ICT Readiness for Business Continuity [a general term for the processes described in the standard] supports Business Continuity Management “by ensuring that the ICT services are as resilient as appropriate and can be recovered to pre-determined levels within timescales required and agreed by the organisation.”
ICT readiness is important for business continuity because ICT is prevalent and vital: many organisations’ critical business processes (including those involved in managing incidents plus the related business continuity, disaster and emergency responses) are highly dependent on ICT. Therefore, BCM would be incomplete without adequately considering the need to protect availability and continuity of the ICT.
ICT readiness encompasses:
- Preparing the organisation’s ICT (i.e. the IT infrastructure, operations and applications), plus the associated processes and people, against unforeseeable events that could change the risk environment and impact ICT and business continuity;
- Leveraging and streamlining resources among business continuity, disaster recovery, emergency response and ICT security incident response and management activities.
ICT readiness should of course reduce the impact (meaning the extent, duration and/or consequences) of information security incidents on the organisation.
The standard incorporates the cyclical Plan-Do-Check-Act Deming-style approach, extending the conventional business continuity planning process to take greater account of ICT. It incorporates ‘failure scenario assessment methods’ such as Failure Modes and Effects Analysis, with a focus on identifying ‘triggering events’ that could precipitate more or less serious incidents.
The SC 27 team responsible for ISO/IEC 27031 liaised with ISO Technical Committee 233 on business continuity, to ensure alignment and avoid overlap or conflict.
Status of the standard
The first edition was published in 2011.
The revision project ran into trouble and was cancelled in 2020, then rebooted.
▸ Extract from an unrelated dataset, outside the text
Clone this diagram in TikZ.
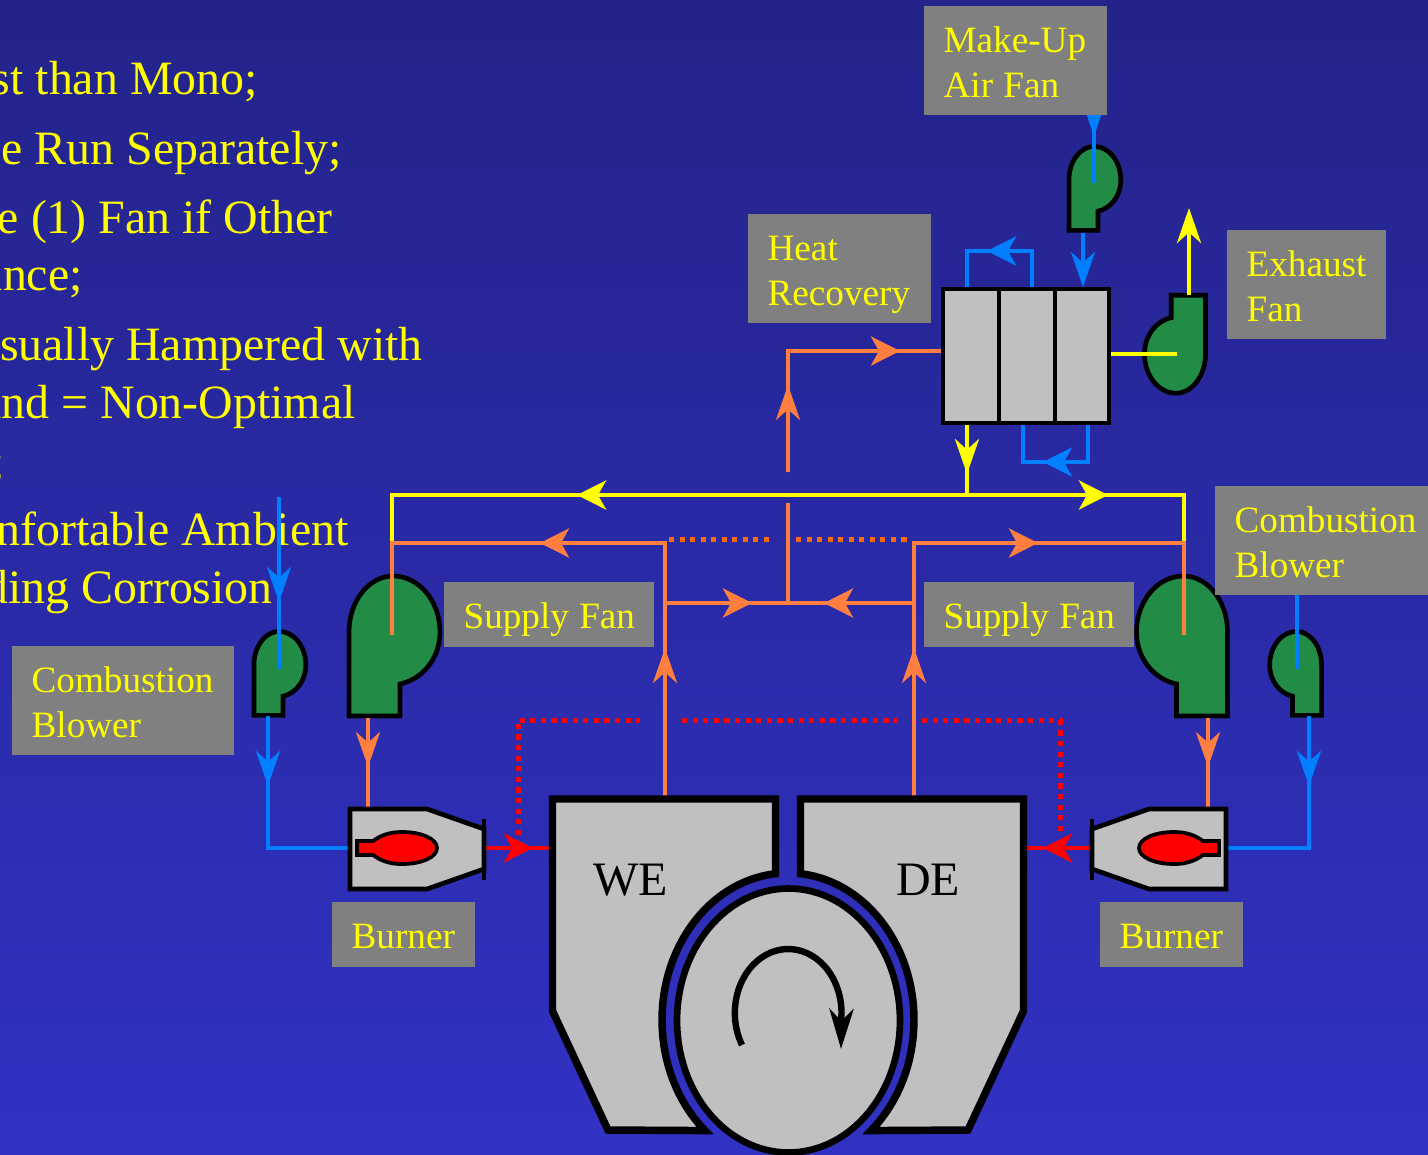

The standard was revised to cover the need for ICT support for business continuity arising from both deliberate and accidental incidents.
The second edition was published in May 2025.
Personal comments
The value of this standard is unclear, given that ISO 22301 does such a good job in this general area while ISO/IEC 24762 covers ICT Disaster Recovery specifically.
I wish the standard jad been extended beyond the ICT domain since:
- The ISO27k standards concern risk and security to information, not just “ICT” (a clumsy and unnecessary amplification of good old “IT” which in common usage has included comms for, oh at least 50 years); and
- Operational Technology (such as Industrial Control Systems running manufacturing plant, and assorted facilities management systems providing power, cooling etc.) is not mentioned, not even once - neither included nor excluded, just completely ignored.
However, the second edition, like the first, remains stubbornly focused on ICT.
Furthermore, to avoid any hint of overlap/conflict with the ISO 22300 standards, ISO/IEC 27031 does not replace a Business Continuity Management System. That said, the standard orbits around “IRBC” (ICT Readiness for Business Continuity) ... which is essentially a systematic way to manage the IT elements of business continuity, supplementing the BCMS as a whole.
Although the issued standard mentions ICT resilience to - as well as recovery from - disastrous situations, the coverage on resilience is limited.
Contingency planning involves developing the organisation’s flexibility, capability, resources and dogged determination to cope with whatever situations actually eventuate, preparing for the uncertainties and challenges ahead. What will actually happen following an incident is contingent on the situation that occurs, its significance (reflecting its scale, nature, timing, implications for the business etc.) and the resources available (surviving!) at that point. The standard only refers once to ‘contingency’, as a convoluted, badly-phrased note to the definition of [ICT] readiness.